Seguindo esta mesma linha de raciocínio, linha essa consagrada pela doutrina, pela jurisprudência e pela lei, segundo a qual é lícito ao contribuinte creditar-se unicamente do tributo pago sobre os bens destinados à produção, excluídos os incorporados ao ativo permanente ou consumidos, é igualmente defeso à consulente apropriar-se de créditos fiscais referentes às aquisições de combustível para moto-serras e combustível para tratores até que entre em vigor o disposto no artigo 33, inciso I da Lei Complementar n° 87/96.

A energia elétrica, no entanto, é uma das exceções a essa regra. Típica despesa financeira, muito antes da edição dessa norma, a mesma Lei n° 7.547/89 já admitia, juntamente com os serviços de comunicação, o direito ao creditamento do imposto a eles relativo, desde que efetivamente empregados na comercialização ou industrialização (art. 34, § único, II).

Como fórmula simplificadora, em substituição ao levantamento da energia elétrica efetivamente empregada, é facultado ao contribuinte utilizar o percentual previsto no RICMS/SC-89, art. 52, § 5°, I e II, a. O dispositivo reconhece a dificuldade do levantamento dos créditos efetivos, mas não impede que esse seja efetuado. O contribuinte tem o direito de apropriar, desde o advento da Lei 8943/92, todo o crédito correspondente à energia elétrica efetivamente utilizada na produção ou comercialização, caso em que não fica restrito ao percentual estabelecido na legislação. No entanto, qualquer apropriação em valor superior a esse, depende, necessariamente, de comprovação.

Mais uma vez, entretanto, ressaltamos que a Lei Complementar n° 87/96, revogando disposições do Decreto-lei n° 406/68 e do Convênio ICM n° 66/88, inovou radicalmente a disciplina do regime de compensação do imposto. De acordo com o seu art. 33, inciso II, a energia elétrica usada ou consumida no estabelecimento (integralmente, portanto), dará direito de crédito a partir de 01.11.96, data em que esse diploma legal entrou em vigor.

Finalmente, a título de esclarecimento, ressaltamos que a legislação tributária estadual não exige a emissão de nota fiscal regular para transferência de saldo credor porventura acumulado em conta gráfica da empresa incorporada para a incorporadora. Sendo assim, havendo legitimidade na apropriação dos mesmos, segundo o parecer supra, é legal a transferência mediante mera formalização estatutária e/ou ata devidamente arquivada na JUCESC além, é claro, dos registros fiscais e contábeis pertinentes.
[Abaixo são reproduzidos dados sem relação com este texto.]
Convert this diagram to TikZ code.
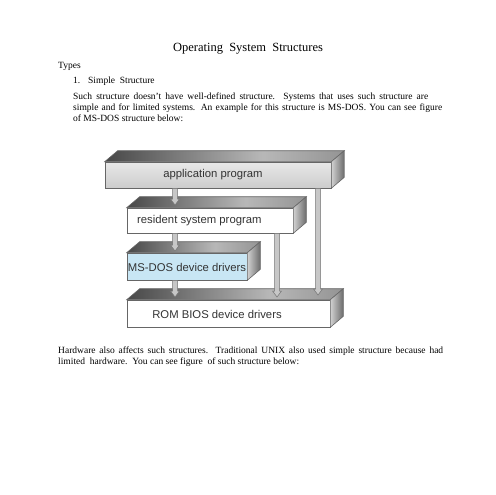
\documentclass[tikz,border=0pt]{standalone}
\usepackage{fontspec}
\setmainfont{Liberation Serif}
\newfontfamily\boxfont{Liberation Sans}
\usetikzlibrary{calc}
\definecolor{msblue}{HTML}{C8E6F4}
\definecolor{edge}{HTML}{666666}
\pgfdeclarehorizontalshading{topsh}{100bp}{color(0bp)=(black!72); color(25bp)=(black!72); color(58bp)=(black!28); color(75bp)=(black!42); color(100bp)=(black!42)}
\tikzset{
  body/.style={anchor=base west, inner sep=0pt, font=\fontsize{9.5}{11}\selectfont},
  front/.style={draw=edge, line width=0.6pt, inner sep=0pt, rectangle},
  topface/.style={shading=topsh, draw=edge, line width=0.6pt},
  sideface/.style={left color=black!18, right color=black!58, draw=edge, line width=0.6pt},
  boxtext/.style={inner sep=0pt, font=\boxfont\fontsize{11.3}{13}\selectfont, text=black!80},
  bararrow/.style={fill=black!22, draw=black!55, line width=0.5pt,
    to path={let \p1=(\tikztostart), \p2=(\tikztotarget) in
      ({\x1-2.5pt},\y1) -- ({\x1-2.5pt},{\y2+6pt}) -- ({\x1-4.5pt},{\y2+6pt}) -- (\x1,\y2)
      -- ({\x1+4.5pt},{\y2+6pt}) -- ({\x1+2.5pt},{\y2+6pt}) -- ({\x1+2.5pt},\y1) -- cycle}}
}
\begin{document}
\begin{tikzpicture}[x=1pt,y=-1pt]
\useasboundingbox[fill=white] (0,0) rectangle (495,495);

% texts
\node[anchor=base, inner sep=0pt, font=\fontsize{12.5}{15}\selectfont] (title) at (248,52) {Operating\ \ System\ \ Structures};
\node[body] (types) at (58,68) {Types};
\node[body] (num) at (73,84) {1.};
\node[body] (simple) at (88,84) {Simple\ \ Structure};
\node[body] (p1) at (73,99) {\makebox[355pt][s]{Such structure doesn't have well-defined structure. Systems that uses such structure are}};
\node[body] (p2) at (73,110) {\makebox[369pt][s]{simple and for limited systems. An example for this structure is MS-DOS. You can see figure}};
\node[body] (p3) at (73,121) {of MS-DOS structure below:};
\node[body] (q1) at (58,353) {\makebox[385pt][s]{Hardware also affects such structures. Traditional UNIX also used simple structure because had}};
\node[body] (q2) at (58,364) {limited\ \ hardware.\ \ You can see figure\ \ of such structure below:};

% boxes (front faces)
\node[front, top color=black!9, bottom color=black!20, minimum width=226pt, minimum height=26pt] (app) at (218,175) {};
\node[front, fill=white, minimum width=166pt, minimum height=25pt] (res) at (210,220.5) {};
\node[front, fill=msblue, minimum width=120pt, minimum height=27pt] (ms) at (187,266.5) {};
\node[front, fill=white, minimum width=203pt, minimum height=27pt] (rom) at (228.5,313.5) {};

% top and side faces
\foreach \b in {app,res,ms,rom}{
  \path[topface] (\b.north west) -- ++(13,-11) -- ($(\b.north east)+(13,-11)$) -- (\b.north east) -- cycle;
  \path[sideface] (\b.north east) -- ++(13,-11) -- ($(\b.south east)+(13,-11)$) -- (\b.south east) -- cycle;
}

% box labels
\node[boxtext] (tapp) at (213,175) {application program};
\node[boxtext, anchor=west] (tres) at (137,220.5) {resident system program};
\node[boxtext] (tms) at (187,267) {MS-DOS device drivers};
\node[boxtext] (trom) at (217,314) {ROM BIOS device drivers};

% arrow tips
\coordinate (t1) at (175,205);
\coordinate (t2) at (175,251);
\coordinate (t3) at (175,297);
\coordinate (t4) at (277,297);
\coordinate (t5) at (318,295);

\draw[bararrow] (app.south -| t1) to (t1);
\draw[bararrow] (res.south -| t2) to (t2);
\draw[bararrow] (ms.south -| t3) to (t3);
\draw[bararrow] (res.south -| t4) to (t4);
\draw[bararrow] (app.south -| t5) to (t5);
\end{tikzpicture}
\end{document}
Isso posto, deve ser respondido à consulente que:

a) somente darão direito a crédito fiscal, as mercadorias destinadas ao ativo permanente, nele entradas a partir de 01.11.96, data em que passou a vigorar a Lei Complementar n° 87/96, incluídos, nesse conceito, as sementes de plantas, adubos, herbicidas, vermicidas e todos aqueles gastos incorridos com a formação da cultura permanente;

b) é vedado ao contribuinte apropriar créditos fiscais relativos à entrada de bens ou mercadorias destinadas ao consumo do estabelecimento (combustível para moto-serras, para tratores e outros “créditos financeiros”), ao menos até 01.01.98, data em que entrará em vigor o disposto no artigo 33, inciso I, desse mesmo diploma legal;

c) a Lei n° 7.547/89 assegura o direito ao crédito relativo à energia elétrica efetivamente consumida ou empregada na comercialização de mercadorias. O crédito poderá ser aproveitado nos percentuais indicados no RICMS/SC-89, art. 52, § 5° (Decreto n° 3.505, de 20.04.93, em vigor desde 01.01.93), sem necessidade de prévia comprovação. É lícito seu aproveitamento em percentuais superiores, desde que devidamente comprovado. Tal crédito passou a ser integral a partir de 01.11.96;

d) desde que legitimamente acumulados, o aproveitamento dos créditos fiscais entre as empresas envolvidas na incorporação societária far-se-á sem que haja a necessidade formal da emissão de nota fiscal modelo 1 ou 1A.

É o parecer que submeto à Comissão.

Gerência de Tributação, em Florianópolis, 01 de julho de 1997.

Neander Santos

FTE -  Matr. 187.384-9

De acordo. Responda-se a consulta nos termos do parecer acima, aprovado pela COPAT na sessão do dia 22/07/1997.